### INSTRUCTION
Exclude pictures. Extract exactly the lines from the one that contains "Reproduce this chart with matplotlib." down to the one that contains "ax2 = fig.add_axes([0.0703, 0.0084, 0.9405, 0.4655])", both included.

### TASK INPUT
------------------------------------------------------------
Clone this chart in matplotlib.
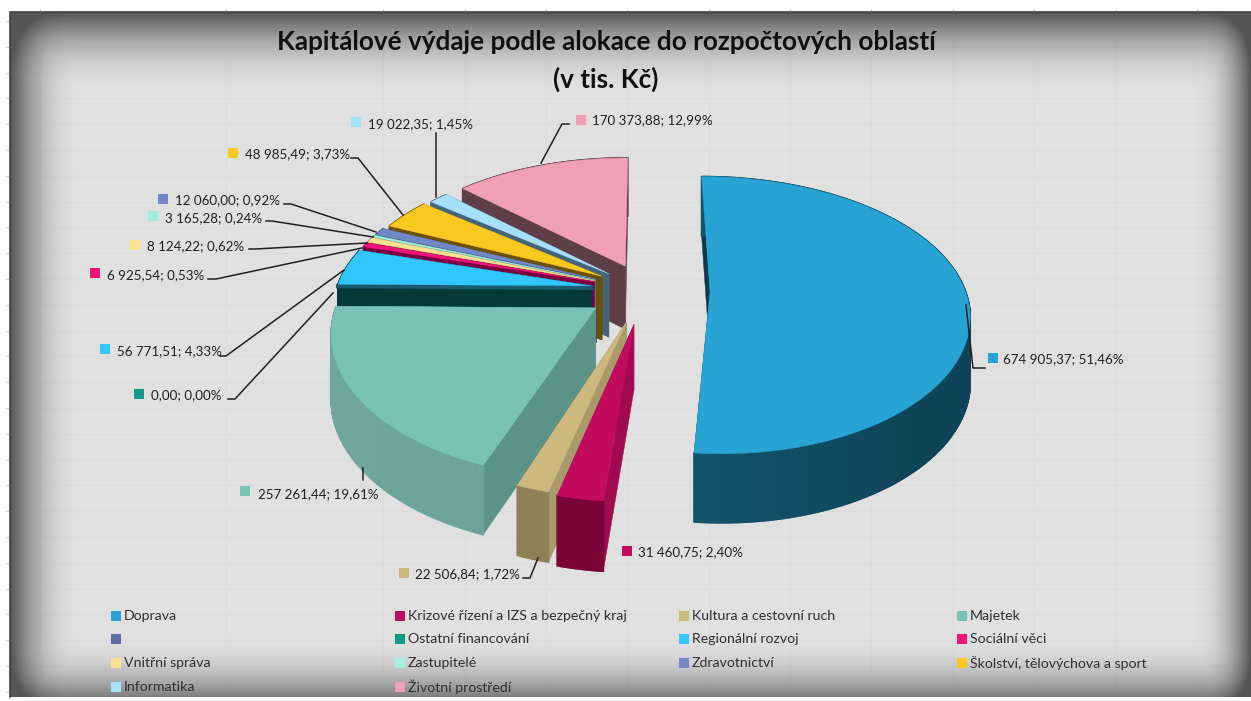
import numpy as np
import matplotlib
matplotlib.use("Agg")
import matplotlib.pyplot as plt

plt.rcParams['font.family'] = ['Lato', 'DejaVu Sans']

# data
categories = ['Doprava', 'Krizové řízení a IZS a bezpečný kraj', 'Kultura a cestovní ruch', 'Majetek',
              '', 'Ostatní financování', 'Regionální rozvoj', 'Sociální věci',
              'Vnitřní správa', 'Zastupitelé', 'Zdravotnictví', 'Školství, tělovýchova a sport',
              'Informatika', 'Životní prostředí']
values = [674905.37, 31460.75, 22506.84, 257261.44,
          0.0, 0.0, 56771.51, 6925.54,
          8124.22, 3165.28, 12060.00, 48985.49,
          19022.35, 170373.88]
top_colors = ['#27A4D3', '#C20A5F', '#CDB97D', '#78C2B6',
              '#5A6EAA', '#109888', '#31C6FF', '#EE1478',
              '#FFDF90', '#A0F0E0', '#7088C8', '#FBC820',
              '#A5E0FF', '#F09FB5']
cut_colors = ['#0B3A4C', '#A00A50', '#A99A6B', '#5C9389',
              '#333333', '#333333', '#053A36', '#7A0040',
              '#8A7A50', '#4A8A7A', '#3A4A70', '#6B5000',
              '#45667A', '#5E3F48']
rim_start = ['#0E4358', '#7A0338', '#8F8058', '#5F9A90',
             '#333333', '#333333', '#053A36', '#7A0040',
             '#8A7A50', '#4A8A7A', '#3A4A70', '#6B5000',
             '#45667A', '#5E3F48']
rim_end = ['#1A6A88', '#7A0338', '#8F8058', '#6FA69D',
           '#333333', '#333333', '#053A36', '#7A0040',
           '#8A7A50', '#4A8A7A', '#3A4A70', '#6B5000',
           '#45667A', '#5E3F48']
explode = [0.255, 0.25, 0.24, 0.23, 0, 0, 0.214, 0.21, 0.21, 0.21, 0.21, 0.20, 0.19, 0.20]
draw_order = [13, 12, 11, 10, 9, 8, 7, 6, 3, 2, 1, 0]

# data labels: marker x, marker y, text x, text y, leader path
label_pos = {
    0: (993, 358, 1003, 359, [(966, 305), (973, 368), (985, 368)]),
    1: (627, 551, 638, 552, None),
    2: (404, 573, 415, 574, [(538, 558), (530, 578), (523, 578)]),
    3: (245, 491, 258, 494, [(363, 468), (363, 480)]),
    5: (139, 394, 151, 395, [(333, 293), (235, 399), (228, 399)]),
    6: (105, 349, 117, 351, [(344, 270), (226, 356), (220, 356)]),
    7: (95, 273, 107, 275, [(362, 248), (216, 279), (208, 279)]),
    8: (135, 245, 147, 246, [(367, 243), (255, 249), (249, 249)]),
    9: (153, 216, 165, 218, [(373, 237), (272, 221), (266, 221)]),
    10: (163, 199, 175, 200, [(376, 232), (291, 204), (284, 204)]),
    11: (233, 153, 245, 154, [(403, 215), (358, 158), (351, 158)]),
    12: (356, 122, 368, 124, [(436, 197), (436, 133)]),
    13: (581, 120, 592, 120, [(541, 163), (562, 124), (569, 124)]),
}
legend_x = [112, 396, 680, 958]
legend_y = [616, 639, 663, 687]

# pie model
cx, cy, rx, ry = 645, 290, 255, 134
persp_x, persp_y = 0.15, 0.17
start_angle = 0.0


def project(u, v):
    return cx + rx * u / (1 - persp_x * v), cy + ry * v / (1 - persp_y * v)


def depth(v):
    return 64 + 5 * v


def mix(c1, c2, t):
    a = np.array(matplotlib.colors.to_rgb(c1))
    b = np.array(matplotlib.colors.to_rgb(c2))
    return a + (b - a) * t


fig = plt.figure(figsize=(12.51, 7.01), dpi=100, facecolor='white')
ax = fig.add_axes([0, 0, 1, 1])
ax.axis('off')

# grey panel with dark vignette
X, Y = np.meshgrid(np.arange(10, 1251), np.arange(12, 697))
dx = np.clip(1 - np.minimum((X - 10) / 68, (1251 - X) / 55), 0, 1)
dy_top = np.clip(1 - (Y - 12) / 80, 0, 1)
dy_bot = np.clip(1 - (697 - Y) / 60, 0, 1) * 0.85
dy = np.maximum(dy_top, dy_bot)
shade = (dx ** 3 + dy ** 3) ** (1 / 3)
ax.imshow(0.875 - 0.54 * np.clip(shade, 0, 1) ** 2, extent=(10, 1251, 697, 12), cmap='gray', vmin=0, vmax=1,
          aspect='auto', zorder=0)
ax.set_xlim(0, 1251)
ax.set_ylim(701, 0)
for gy in np.arange(21, 697, 25.8):
    ax.plot([10, 1251], [gy, gy], color='#808080', alpha=0.035, lw=1, zorder=1)
    ax.plot([6, 10], [gy, gy], color='#d8d8d8', lw=0.8, zorder=1)
for gx in [40, 226, 383, 465, 546, 627, 709, 790, 871, 953, 1034, 1116, 1197]:
    ax.plot([gx, gx], [12, 697], color='#808080', alpha=0.03, lw=1, zorder=1)
    ax.plot([gx, gx], [9, 12], color='#d8d8d8', lw=0.8, zorder=1)
ax.plot([10, 10, 1251], [697, 12, 12], color='#404040', lw=1.2, zorder=2)

# slices
total = sum(values)
ends = np.cumsum(values) / total * 2 * np.pi + start_angle
starts = ends - np.array(values) / total * 2 * np.pi
for i in draw_order:
    t0, t1 = starts[i], ends[i]
    mid = (t0 + t1) / 2
    ou = explode[i] * np.sin(mid)
    ov = -explode[i] * np.cos(mid)
    t = np.linspace(t0, t1, max(int((t1 - t0) * 120), 4))
    au = ou + np.sin(t)
    av = ov - np.cos(t)
    zo = 3 + draw_order.index(i) * 0.1

    # cut faces
    ax_, ay_ = project(ou, ov)
    for k in (0, -1):
        px, py = project(au[k], av[k])
        ax.fill([ax_, px, px, ax_], [ay_, py, py + depth(av[k]), ay_ + depth(ov)],
                color=cut_colors[i], lw=0.3, zorder=zo)
    # outer rim, shaded along the arc
    px, py = project(au, av)
    for k in range(len(t) - 1):
        col = mix(rim_start[i], rim_end[i], np.clip((-au[k] + 1) / 2, 0, 1))
        ax.fill([px[k], px[k + 1], px[k + 1], px[k]],
                [py[k], py[k + 1], py[k + 1] + depth(av[k + 1]), py[k] + depth(av[k])],
                color=col, lw=1.2, zorder=zo)
    # regional slice has a lighter band under its front edge
    if i == 6:
        ax.plot([ax_, px[0]], [ay_ + 2, py[0] + 2], color='#1B5B6E', lw=3, zorder=zo)
    # top face
    ax.fill(np.r_[ax_, px], np.r_[ay_, py], color=top_colors[i], lw=0.3, zorder=zo + 0.01)

# data labels
for i, (mx, my, tx, ty, path) in label_pos.items():
    ax.scatter([mx], [my], marker='s', s=42, color=top_colors[i], lw=0, zorder=6)
    txt = f"{values[i]:,.2f}".replace(',', ' ').replace('.', ',') + '; ' + f"{values[i] / total * 100:.2f}".replace('.', ',') + '%'
    ax.text(tx, ty, txt, fontsize=9.6, color='#202020', va='center', ha='left', zorder=7)
    if path:
        ax.plot([p[0] for p in path], [p[1] for p in path], color='#202020', lw=1.1, zorder=6)

# legend
for i, name in enumerate(categories):
    lx = legend_x[i % 4]
    ly = legend_y[i // 4]
    ax.scatter([lx + 4], [ly], marker='s', s=52, color=top_colors[i], lw=0, zorder=6)
    ax.text(lx + 12, ly, name, fontsize=10.2, color='#303030', va='center', ha='left', zorder=7)

ax.text(606, 42, 'Kapitálové výdaje podle alokace do rozpočtových oblastí', fontsize=18.8, fontweight='bold',
        color='#101010', ha='center', va='center', zorder=7)
ax.text(606, 79, '(v tis. Kč)', fontsize=18.8, fontweight='bold', color='#101010', ha='center', va='center', zorder=7)

fig.savefig('out.png', dpi=100)
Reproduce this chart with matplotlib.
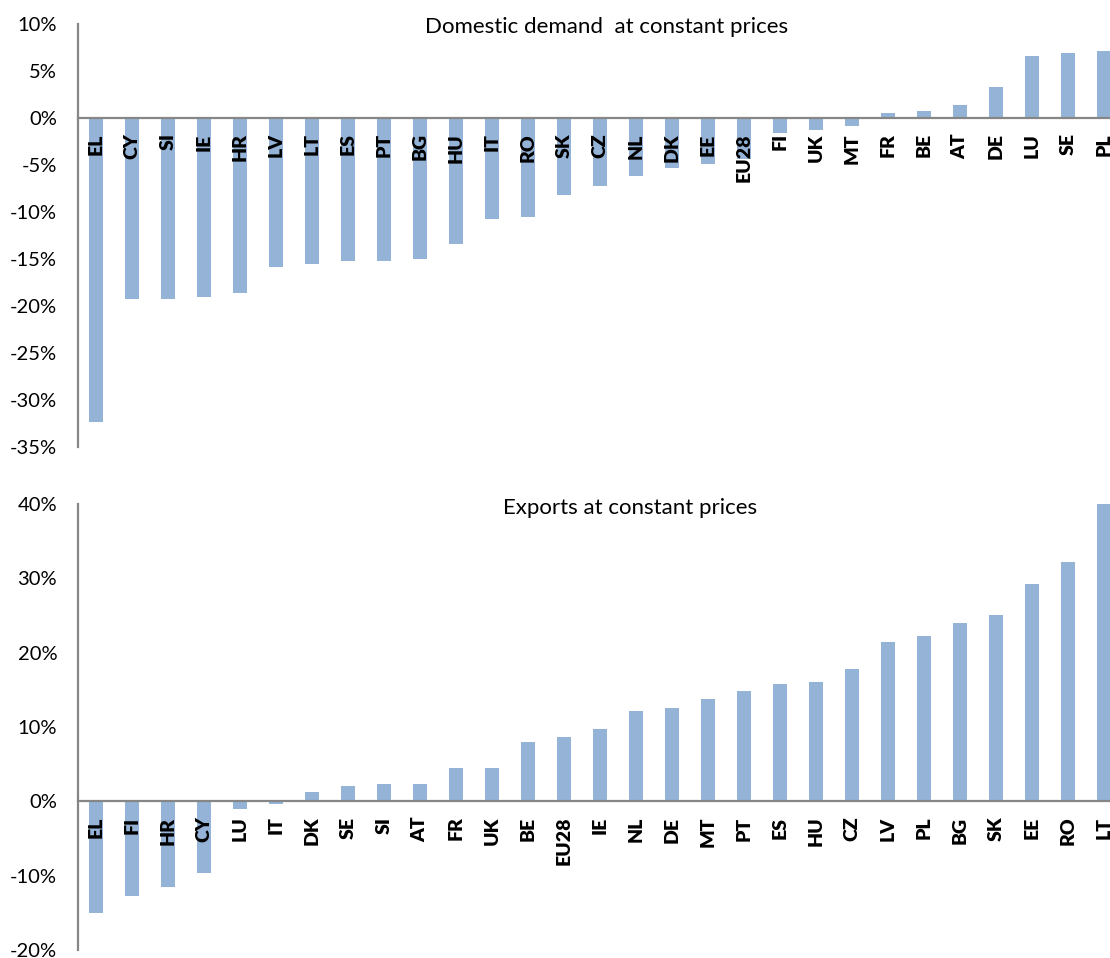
import matplotlib.pyplot as plt
from matplotlib.ticker import FuncFormatter, MultipleLocator

# domestic demand, change in %
dd_countries = ['EL', 'CY', 'SI', 'IE', 'HR', 'LV', 'LT', 'ES', 'PT', 'BG', 'HU', 'IT', 'RO', 'SK', 'CZ',
                'NL', 'DK', 'EE', 'EU28', 'FI', 'UK', 'MT', 'FR', 'BE', 'AT', 'DE', 'LU', 'SE', 'PL']
dd_values = [-32.3, -19.3, -19.3, -19.0, -18.6, -15.8, -15.5, -15.2, -15.2, -15.0, -13.4, -10.75, -10.5,
             -8.2, -7.2, -6.2, -5.3, -4.9, -4.4, -1.6, -1.25, -0.8, 0.5, 0.8, 1.4, 3.3, 6.6, 6.95, 7.1]

# exports, change in %
ex_countries = ['EL', 'FI', 'HR', 'CY', 'LU', 'IT', 'DK', 'SE', 'SI', 'AT', 'FR', 'UK', 'BE', 'EU28', 'IE',
                'NL', 'DE', 'MT', 'PT', 'ES', 'HU', 'CZ', 'LV', 'PL', 'BG', 'SK', 'EE', 'RO', 'LT']
ex_values = [-15.0, -12.8, -11.5, -9.6, -1.1, -0.35, 1.3, 2.1, 2.3, 2.3, 4.5, 4.5, 8.0, 8.6, 9.7,
             12.1, 12.6, 13.8, 14.9, 15.8, 16.0, 17.8, 21.4, 22.2, 24.0, 25.1, 29.3, 32.2, 40.0]

BAR_COLOR = '#95B3D7'
AXIS_COLOR = '#868686'

plt.rcParams['font.family'] = ['Lato', 'DejaVu Sans']

fig = plt.figure(figsize=(11.1, 9.58), dpi=100)
ax1 = fig.add_axes([0.0703, 0.5334, 0.9405, 0.4415])
ax2 = fig.add_axes([0.0703, 0.0084, 0.9405, 0.4655])


def draw_panel(ax, cats, vals, ylim, step, title, title_x):
    x = range(len(cats))
    ax.bar(x, vals, width=0.4, color=BAR_COLOR, zorder=1)
    ax.set_axisbelow(False)  # country labels sit on top of the bars
    ax.set_xlim(-0.5, len(cats) - 0.5)
    ax.set_ylim(*ylim)
    ax.yaxis.set_major_locator(MultipleLocator(step))
    ax.yaxis.set_major_formatter(FuncFormatter(lambda v, p: '%d%%' % round(v)))
    ax.spines['top'].set_visible(False)
    ax.spines['right'].set_visible(False)
    ax.spines['bottom'].set_position(('data', 0))
    for s in ['left', 'bottom']:
        ax.spines[s].set_color(AXIS_COLOR)
        ax.spines[s].set_linewidth(1.6)
    ax.set_xticks(list(x))
    ax.set_xticklabels(cats, rotation=90, fontweight='heavy', fontsize=14)
    ax.tick_params(axis='x', length=0, pad=11)
    ax.tick_params(axis='y', length=0, pad=15, labelsize=14.5, colors='black')
    ax.text(title_x, 0.992, title, transform=ax.transAxes, ha='center', va='center', fontsize=16)


draw_panel(ax1, dd_countries, dd_values, (-35, 10), 5, 'Domestic demand  at constant prices', 0.506)
draw_panel(ax2, ex_countries, ex_values, (-20, 40), 10, 'Exports at constant prices', 0.529)

fig.savefig('out.png', dpi=100)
------------------------------------------------------------
### FINAL RESULT
Reproduce this chart with matplotlib.
import matplotlib.pyplot as plt
from matplotlib.ticker import FuncFormatter, MultipleLocator

# domestic demand, change in %
dd_countries = ['EL', 'CY', 'SI', 'IE', 'HR', 'LV', 'LT', 'ES', 'PT', 'BG', 'HU', 'IT', 'RO', 'SK', 'CZ',
                'NL', 'DK', 'EE', 'EU28', 'FI', 'UK', 'MT', 'FR', 'BE', 'AT', 'DE', 'LU', 'SE', 'PL']
dd_values = [-32.3, -19.3, -19.3, -19.0, -18.6, -15.8, -15.5, -15.2, -15.2, -15.0, -13.4, -10.75, -10.5,
             -8.2, -7.2, -6.2, -5.3, -4.9, -4.4, -1.6, -1.25, -0.8, 0.5, 0.8, 1.4, 3.3, 6.6, 6.95, 7.1]

# exports, change in %
ex_countries = ['EL', 'FI', 'HR', 'CY', 'LU', 'IT', 'DK', 'SE', 'SI', 'AT', 'FR', 'UK', 'BE', 'EU28', 'IE',
                'NL', 'DE', 'MT', 'PT', 'ES', 'HU', 'CZ', 'LV', 'PL', 'BG', 'SK', 'EE', 'RO', 'LT']
ex_values = [-15.0, -12.8, -11.5, -9.6, -1.1, -0.35, 1.3, 2.1, 2.3, 2.3, 4.5, 4.5, 8.0, 8.6, 9.7,
             12.1, 12.6, 13.8, 14.9, 15.8, 16.0, 17.8, 21.4, 22.2, 24.0, 25.1, 29.3, 32.2, 40.0]

BAR_COLOR = '#95B3D7'
AXIS_COLOR = '#868686'

plt.rcParams['font.family'] = ['Lato', 'DejaVu Sans']

fig = plt.figure(figsize=(11.1, 9.58), dpi=100)
ax1 = fig.add_axes([0.0703, 0.5334, 0.9405, 0.4415])
ax2 = fig.add_axes([0.0703, 0.0084, 0.9405, 0.4655])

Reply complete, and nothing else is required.